Having read, and thoroughly enjoyed, Joseph Jaffe's Life After the 30-Second Spot, I see that a lot of smart people are rethinking the traditional relationship between brands and consumers. Jaffe talks about engagement, interaction and evangelism as some of the new ROIs that need to be considered as consumers are recruited to manage their own relationships with brands and in some cases even help build them. This makes a lot of sense in the age of TiVo, but again, both art and science must work together to craft a strategy through this next phase. Statisticians and marketers must ask questions like:

  • What's important?
  • How do we measure it?
  • What does an extra second of engagement mean?
  • How do we find influencers, and what is their influence worth?
  • What's the net present value of an additional util of "community" (e.g., another entry on a blog or visit to user-generated content)? 

It makes little sense to empower consumers by enlisting them as marketers in our own campaigns unless we know best how to harness their influence and how to measure it. Without this measurement and forethought, we are marketing blind -- rolling the dice and hoping that we do not create a monster in place of a powerful advocate.

Mass customization

"A Car for Every Purse and Purpose" began the trend toward mass customization, where marketers understood the individual needs of each segment of the public and a product was developed specifically to meet that need. It made perfect sense in the 1960s when Sloan unveiled the new slogan for GM, but the success of the strategy has sown the seeds of its own demise. Another current book, The Paradox of Choice: Why More is Less, illustrates how the great number of product options presented to consumers today has actually become paralyzing rather than liberating. With hundreds of automotive brands, toothpastes, and HDTV sizes and resolutions, any purchasing decision requires a tremendous amount of research.
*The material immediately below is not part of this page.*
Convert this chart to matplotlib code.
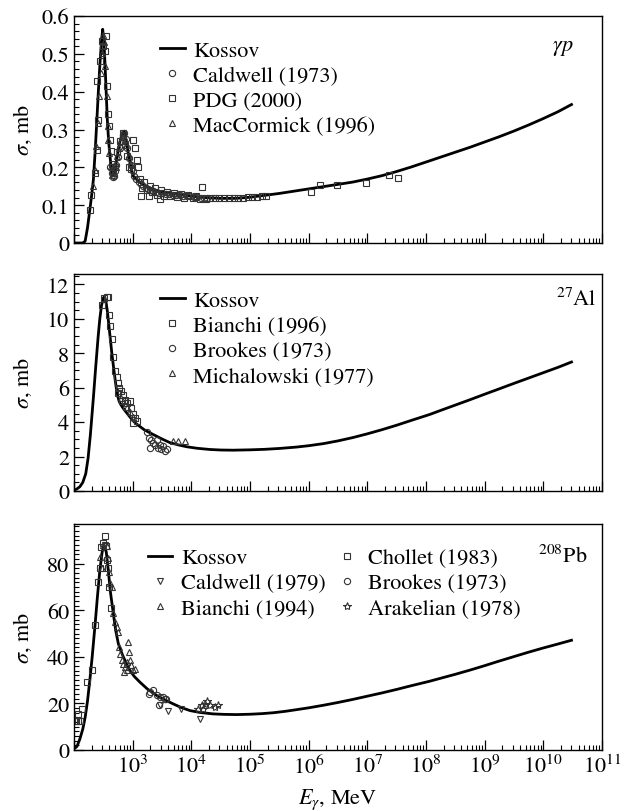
import numpy as np
import matplotlib
matplotlib.use("Agg")
import matplotlib.pyplot as plt
from matplotlib.ticker import LogLocator, MultipleLocator, FuncFormatter, NullFormatter

plt.rcParams['font.family'] = ['STIXGeneral', 'DejaVu Serif']
plt.rcParams['mathtext.fontset'] = 'stix'

# ---------------- gamma p ----------------
p_kossov_logE = [2.0, 2.15, 2.19, 2.23, 2.27, 2.3, 2.33, 2.36, 2.387, 2.415, 2.443, 2.467, 2.489,
                 2.51, 2.528, 2.548, 2.568, 2.59, 2.613, 2.635, 2.66, 2.69, 2.727, 2.77, 2.81,
                 2.857, 2.89, 2.925, 2.97, 3.01, 3.1, 3.2, 3.3, 3.4, 3.5, 3.65, 3.8, 4.0, 4.25,
                 4.5, 4.75, 5.0, 5.25, 5.5, 5.75, 6.0, 6.25, 6.5, 6.75, 7.0, 7.25, 7.5, 7.75,
                 8.0, 8.25, 8.5, 8.75, 9.0, 9.25, 9.5, 9.75, 10.0, 10.25, 10.48]
p_kossov_sig = [0.0, 0.0, 0.005, 0.04, 0.088, 0.125, 0.167, 0.24, 0.317, 0.4, 0.476, 0.53, 0.565,
                0.53, 0.476, 0.4, 0.326, 0.27, 0.23, 0.197, 0.177, 0.185, 0.22, 0.26, 0.283,
                0.295, 0.27, 0.238, 0.2, 0.177, 0.163, 0.152, 0.145, 0.139, 0.135, 0.131, 0.128,
                0.124, 0.12, 0.118, 0.118, 0.121, 0.126, 0.131, 0.137, 0.143, 0.149, 0.155,
                0.161, 0.169, 0.178, 0.189, 0.201, 0.214, 0.227, 0.24, 0.253, 0.267, 0.281,
                0.296, 0.312, 0.329, 0.347, 0.366]

p_cald_logE = [2.62, 2.64, 2.66, 2.68, 2.70, 2.72, 2.75, 2.78, 2.81, 2.84, 2.86, 2.88, 2.91, 2.94,
               2.97, 3.00, 3.03, 3.06, 3.10, 3.14, 3.18, 3.22, 3.26, 3.30, 3.35, 3.40, 3.45, 3.50,
               3.56, 3.62, 3.68, 3.74, 3.80, 3.86, 3.92, 3.98, 4.04, 4.10, 4.16, 4.22, 4.27]
p_cald_sig = [0.2, 0.185, 0.175, 0.178, 0.19, 0.205, 0.228, 0.25, 0.27, 0.285, 0.29, 0.275, 0.25,
              0.225, 0.205, 0.19, 0.178, 0.168, 0.16, 0.155, 0.15, 0.146, 0.142, 0.14, 0.137,
              0.135, 0.133, 0.131, 0.13, 0.129, 0.128, 0.127, 0.126, 0.125, 0.124, 0.123, 0.122,
              0.121, 0.12, 0.119, 0.118]

p_pdg_logE = [2.27, 2.295, 2.36, 2.40, 2.41, 2.40, 2.44, 2.48, 2.50, 2.52, 2.54, 2.557, 2.585,
              2.60, 2.61, 2.63, 2.65, 2.67, 2.70, 2.74, 2.79, 2.83, 2.87, 2.90, 2.93, 2.98,
              3.01, 3.04, 3.07, 3.09, 3.12, 3.14, 3.16, 3.20, 3.24, 3.28, 3.30, 3.33, 3.38,
              3.42, 3.465, 3.48, 3.53, 3.58, 3.63, 3.70, 3.75, 3.82, 3.88, 3.95, 4.02, 4.08,
              4.14, 4.19, 4.25, 4.32, 4.40, 4.48, 4.56, 4.64, 4.72, 4.80, 4.88, 4.96, 5.04,
              5.12, 5.20, 5.27, 6.04, 6.19, 6.475, 6.97, 7.37, 7.53]
p_pdg_sig = [0.088, 0.128, 0.185, 0.247, 0.326, 0.428, 0.48, 0.534, 0.52, 0.507, 0.547, 0.415, 0.34,
             0.309, 0.273, 0.243, 0.21, 0.19, 0.2, 0.24, 0.27, 0.29, 0.26, 0.23, 0.2, 0.195,
             0.273, 0.251, 0.22, 0.2, 0.17, 0.123, 0.145, 0.16, 0.14, 0.123, 0.15, 0.135, 0.145,
             0.128, 0.117, 0.14, 0.125, 0.135, 0.124, 0.132, 0.122, 0.13, 0.12, 0.128, 0.12, 0.125,
             0.117, 0.147, 0.115, 0.119, 0.12, 0.118, 0.119, 0.12, 0.119, 0.12, 0.12, 0.121, 0.121,
             0.122, 0.123, 0.124, 0.134, 0.154, 0.154, 0.159, 0.181, 0.172]

p_macc_logE = [2.33, 2.35, 2.375, 2.41, 2.43, 2.455, 2.47, 2.49, 2.51, 2.53, 2.557, 2.574, 2.585,
               2.60, 2.625, 2.65, 2.68, 2.71, 2.74, 2.77, 2.80, 2.83, 2.86, 2.89, 2.93, 2.97]
p_macc_sig = [0.15, 0.194, 0.256, 0.317, 0.388, 0.45, 0.503, 0.55, 0.53, 0.467, 0.388, 0.309, 0.273,
              0.238, 0.203, 0.18, 0.185, 0.2, 0.23, 0.25, 0.27, 0.285, 0.28, 0.26, 0.23, 0.21]

# ---------------- 27Al ----------------
al_kossov_logE = [2.0, 2.05, 2.1, 2.15, 2.2, 2.24, 2.28, 2.33, 2.37, 2.41, 2.44, 2.47, 2.5, 2.52,
                  2.545, 2.57, 2.6, 2.62, 2.645, 2.67, 2.7, 2.72, 2.75, 2.77, 2.81, 2.85, 2.93,
                  3.0, 3.07, 3.2, 3.35, 3.5, 3.64, 3.8, 3.92, 4.1, 4.32, 4.5, 4.71, 5.0, 5.25,
                  5.5, 5.79, 6.0, 6.25, 6.5, 6.75, 7.0, 7.25, 7.5, 7.75, 8.06, 8.25, 8.5, 8.75,
                  9.0, 9.2, 9.5, 9.75, 10.0, 10.25, 10.48]
al_kossov_sig = [0.05, 0.12, 0.25, 0.5, 1.0, 1.9, 3.3, 5.4, 7.2, 8.9, 10.0, 10.8, 11.2, 11.3,
                 11.0, 10.4, 9.45, 8.8, 8.0, 7.3, 6.5, 6.0, 5.45, 5.2, 4.95, 4.75, 4.4,
                 4.1, 3.88, 3.55, 3.28, 3.02, 2.8, 2.66, 2.57, 2.48, 2.41, 2.38, 2.37, 2.39, 2.42,
                 2.47, 2.55, 2.63, 2.75, 2.91, 3.1, 3.32, 3.56, 3.82, 4.1, 4.44, 4.68, 4.99, 5.3,
                 5.62, 5.87, 6.25, 6.56, 6.87, 7.18, 7.49]

al_bianchi_logE = [2.48, 2.517, 2.56, 2.585, 2.596, 2.613, 2.64, 2.66, 2.70, 2.727, 2.755, 2.77,
                   2.795, 2.84, 2.87, 2.91, 2.955, 2.98, 3.01, 3.04, 3.01, 3.07, 2.75, 2.82, 2.88]
al_bianchi_sig = [10.8, 11.2, 11.25, 11.25, 10.2, 9.6, 8.8, 7.8, 6.95, 6.6, 6.27, 6.0,
                  5.8, 5.55, 5.3, 5.1, 5.2, 4.8, 4.45, 4.25, 3.95, 4.05, 5.7, 5.2, 4.9]

al_brookes_logE = [3.24, 3.27, 3.29, 3.32, 3.35, 3.38, 3.41, 3.44, 3.46, 3.49, 3.52, 3.55, 3.58]
al_brookes_sig = [3.4, 3.09, 2.5, 2.99, 2.8, 2.7, 2.99, 2.5, 2.7, 2.41, 2.6, 2.32, 2.41]

al_mich_logE = [2.80, 2.90, 2.95, 3.00, 3.69, 3.78, 3.89]
al_mich_sig = [5.4, 4.9, 4.6, 4.3, 2.9, 2.9, 2.88]

# ---------------- 208Pb ----------------
pb_kossov_logE = [2.0, 2.05, 2.1, 2.15, 2.19, 2.23, 2.27, 2.31, 2.36, 2.4, 2.44, 2.48, 2.51, 2.55,
                  2.585, 2.62, 2.67, 2.71, 2.755, 2.8, 2.84, 2.9, 2.95, 3.03, 3.12, 3.25, 3.41,
                  3.55, 3.69, 3.83, 3.98, 4.15, 4.37, 4.55, 4.77, 5.0, 5.2, 5.4, 5.6, 5.79,
                  6.0, 6.25, 6.5, 6.75, 7.0, 7.25, 7.5, 7.75, 8.06, 8.25, 8.5, 8.75, 9.0, 9.2,
                  9.5, 9.75, 10.0, 10.25, 10.48]
pb_kossov_sig = [0.5, 1.5, 4.7, 9.0, 14.0, 21.0, 30.0, 40.0, 54.0, 66.0, 77.0, 85.0, 88.0, 85.0,
                 77.0, 68.0, 58.6, 51.5, 45.7, 42.5, 40.0, 36.8, 34.2, 31.5, 29.2, 26.2, 23.4,
                 21.5, 19.8, 18.2, 16.9, 16.1, 15.5, 15.3, 15.2, 15.35, 15.6, 16.0, 16.6, 17.3,
                 18.1, 19.2, 20.4, 21.7, 23.1, 24.5, 26.0, 27.6, 29.5, 30.8, 32.5, 34.3, 36.2, 37.8,
                 40.1, 42.0, 43.8, 45.5, 47.1]

pb_cald_logE = [2.53, 3.465, 3.61, 3.83, 4.15]
pb_cald_sig = [88.0, 19.1, 16.9, 17.4, 13.4]

pb_bianchi_logE = [2.44, 2.47, 2.50, 2.556, 2.585, 2.60, 2.61, 2.64, 2.67, 2.70, 2.727, 2.755, 2.77,
                   2.78, 2.81, 2.83, 2.85, 2.87, 2.90, 2.91, 2.925, 2.94, 2.955, 2.98, 3.01, 3.04]
pb_bianchi_sig = [83.0, 78.0, 88.0, 87.4, 82.3, 76.6, 71.6, 70.1, 58.6, 55.0, 52.9, 50.7, 44.3,
                  41.4, 38.5, 37.0, 33.5, 35.6, 37.8, 34.2, 46.4, 42.1, 38.5, 36.3, 34.2, 34.9]

pb_chollet_logE = [2.02, 2.04, 2.07, 2.10, 2.07, 2.13, 2.23, 2.30, 2.36, 2.41, 2.44, 2.46, 2.50,
                   2.53, 2.54, 2.556, 2.585, 2.60, 2.625]
pb_chollet_sig = [12.6, 12.6, 12.6, 12.6, 15.5, 17.7, 29.2, 34.2, 53.6, 72.3, 78.0, 87.0, 88.8,
                  91.7, 87.4, 81.6, 78.0, 70.1, 60.8]

pb_brookes_logE = [3.27, 3.29, 3.35, 3.41, 3.45, 3.46, 3.52, 3.55, 3.57]
pb_brookes_sig = [24.1, 24.9, 25.6, 23.4, 19.1, 22.7, 22.7, 22.0, 22.0]

pb_arak_logE = [4.12, 4.18, 4.20, 4.23, 4.26, 4.32, 4.40, 4.46]
pb_arak_sig = [17.7, 19.1, 17.7, 19.8, 21.2, 19.1, 18.4, 19.1]


def E(logs):
    return 10.0 ** np.array(logs)


W, H = 626, 812
fig = plt.figure(figsize=(W / 100, H / 100), dpi=100)


def add_panel(top, bottom):
    l, r = 74, 602
    return fig.add_axes([l / W, 1 - bottom / H, (r - l) / W, (bottom - top) / H])


ax1 = add_panel(17, 244)
ax2 = add_panel(275, 492)
ax3 = add_panel(525, 751)

FS = 16
mk = dict(ls='none', mfc='none', mec='#333333', mew=0.8, ms=4.5)
lk = dict(color='black', lw=2.0)
leg = dict(loc='upper left', frameon=False, fontsize=FS, handlelength=1.1, handletextpad=0.4,
           labelspacing=0.2, borderpad=0, borderaxespad=0)

# top
ax1.plot(E(p_kossov_logE), p_kossov_sig, label='Kossov', **lk)
ax1.plot(E(p_cald_logE), p_cald_sig, marker='o', label='Caldwell (1973)', **mk)
ax1.plot(E(p_pdg_logE), p_pdg_sig, marker='s', label='PDG (2000)', **mk)
ax1.plot(E(p_macc_logE), p_macc_sig, marker='^', label='MacCormick (1996)', **mk)
ax1.set_ylim(0, 0.6)
ax1.yaxis.set_major_locator(MultipleLocator(0.1))
ax1.yaxis.set_minor_locator(MultipleLocator(0.02))
ax1.text(0.947, 0.863, r'$\gamma p$', transform=ax1.transAxes, ha='right', va='center', fontsize=FS)
ax1.legend(bbox_to_anchor=(0.163, 0.892), **leg)

# middle
ax2.plot(E(al_kossov_logE), al_kossov_sig, label='Kossov', **lk)
ax2.plot(E(al_bianchi_logE), al_bianchi_sig, marker='s', label='Bianchi (1996)', **mk)
ax2.plot(E(al_brookes_logE), al_brookes_sig, marker='o', label='Brookes (1973)', **mk)
ax2.plot(E(al_mich_logE), al_mich_sig, marker='^', label='Michalowski (1977)', **mk)
ax2.set_ylim(0, 12.6)
ax2.yaxis.set_major_locator(MultipleLocator(2))
ax2.yaxis.set_minor_locator(MultipleLocator(0.5))
ax2.text(0.99, 0.885, r'$^{27}$Al', transform=ax2.transAxes, ha='right', va='center', fontsize=FS)
ax2.legend(bbox_to_anchor=(0.163, 0.925), **leg)

# bottom
ax3.plot(E(pb_kossov_logE), pb_kossov_sig, label='Kossov', **lk)
ax3.plot(E(pb_cald_logE), pb_cald_sig, marker='v', label='Caldwell (1979)', **mk)
ax3.plot(E(pb_bianchi_logE), pb_bianchi_sig, marker='^', label='Bianchi (1994)', **mk)
ax3.plot(E(pb_chollet_logE), pb_chollet_sig, marker='s', label='Chollet (1983)', **mk)
ax3.plot(E(pb_brookes_logE), pb_brookes_sig, marker='o', label='Brookes (1973)', **mk)
ax3.plot(E(pb_arak_logE), pb_arak_sig, marker='*', label='Arakelian (1978)',
         **{**mk, 'ms': 6})
ax3.set_ylim(0, 97)
ax3.yaxis.set_major_locator(MultipleLocator(20))
ax3.yaxis.set_minor_locator(MultipleLocator(2))
ax3.text(0.973, 0.858, r'$^{208}$Pb', transform=ax3.transAxes, ha='right', va='center', fontsize=FS)
ax3.legend(bbox_to_anchor=(0.14, 0.895), ncol=2, columnspacing=0.4, **leg)

for ax in (ax1, ax2, ax3):
    ax.set_xscale('log')
    ax.set_xlim(1e2, 1e11)
    ax.xaxis.set_major_locator(LogLocator(base=10, numticks=20))
    ax.xaxis.set_minor_locator(LogLocator(base=10, subs=np.arange(2, 10), numticks=20))
    ax.xaxis.set_minor_formatter(NullFormatter())
    ax.yaxis.set_major_formatter(FuncFormatter(lambda v, p: '%g' % round(v, 3)))
    ax.tick_params(which='both', direction='in', top=False, right=False, labelsize=FS)
    ax.tick_params(which='major', length=7, width=0.9)
    ax.tick_params(which='minor', length=3.5, width=0.8)
    ax.set_ylabel(r'$\sigma$, mb', fontsize=FS)
    ax.yaxis.set_label_coords(-0.075, 0.5)
    for s in ax.spines.values():
        s.set_linewidth(1.0)

ax1.tick_params(labelbottom=False)
ax2.tick_params(labelbottom=False)
ax3.xaxis.set_major_formatter(FuncFormatter(
    lambda v, p: '' if v < 500 else r'$10^{%d}$' % round(np.log10(v))))
ax3.set_xlabel(r'$E_\gamma$, MeV', fontsize=FS, labelpad=6)

fig.savefig('out.png', dpi=100)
There's a great psychological experiment that observed how people would respond when presented with a table full of jams and jellies in a supermarket along with a discount coupon if one of those products were purchased today. When the table had six products, 30 percent of consumers chose their favorite product and purchased it. When it contained 24 jars of jelly, less than three percent actually made a purchase. As evidenced, mass customization or too much choice has "jammed up" the decision-making works, leaving both buyer and seller worse off. 

The marketer and the statistician, working together, could rightly determine when to offer the Model-T ("any color, as long as it's black") or the full panoply of choice for a given consumer based on data studies like the jelly conundrum. By better understanding the consumer, where they are in the lifecycle of purchasing a product category, and how they view a brand in that context, you can better decide what to market and when (if at all). For the consumer, this means the full range of options is narrowed down to those most likely to fit, reducing confusion and allowing them to experience something they might previously have overlooked. Again, a good quant-driven marketer will be able to learn what cues -- demographic, behavioral, modal, et cetera -- are relevant in a purchasing environment, and what to do in response to those cues to improve the bottomline.

Joseph Zawadzki is founder and president of Poindexter Systems.